2. See e.g. the press review from Berlin Biennale 3, curated by Ute-Meta Bauer. The reviews were to a large extent negative, attributes such as “didactic” or “boring” appear frequently. On the other hand, the reproach is frequently heard from “professional”documentary film makers that artisitc documentation would be comparable to journalistic creations of the film industry which realised on a completely different budget would be of poor quality.
3. See e.g. Joerg Hentschel, „No Risk. No Fun. Art in NY.“, in Sueddeutsche Zeitung No. 62, Monday, March 15, 2004, p. 15.
4. Hito Steyerl, „Politics of the Truth.

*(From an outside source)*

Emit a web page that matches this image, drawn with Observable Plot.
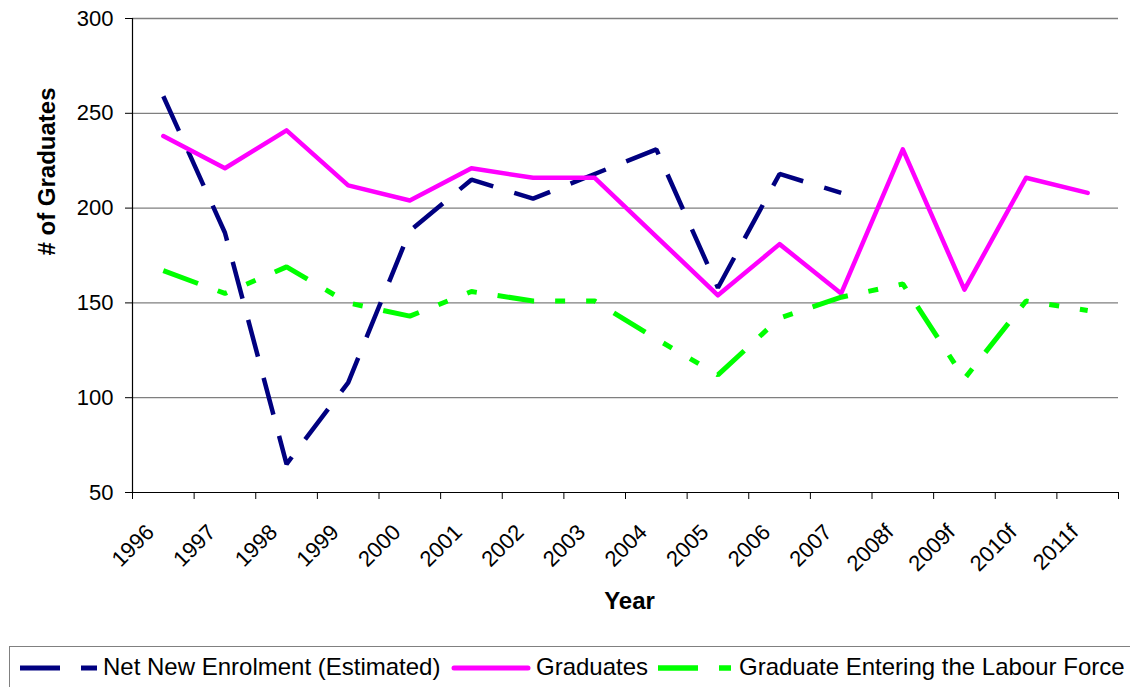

Documentary in the Field of Art.“ in The Need to Document exhibition catalog Kunsthaus Baselland and Halle fuer Kunst Lueneberg, JRP Ringier Zurich, 2005.
5. See for this Soren Grammel, Work Surface Video, ibid.
6. Hito Steyerl as well as others refer to the fact that the question what “documentarism”really is for a long time theoretically has not been settled, ibid.
7. See Soren Grammel, Work Surface Video, ibid.
8. Claudia Spinelli (Ed.), „Reprocessing Reality“ exhibition catalog, JRP Ringier Zurich, 2005, with reference to Susan Sontag, „Das Leiden anderer betrachten“ (Regarding the Pain of Others), Munich 2003.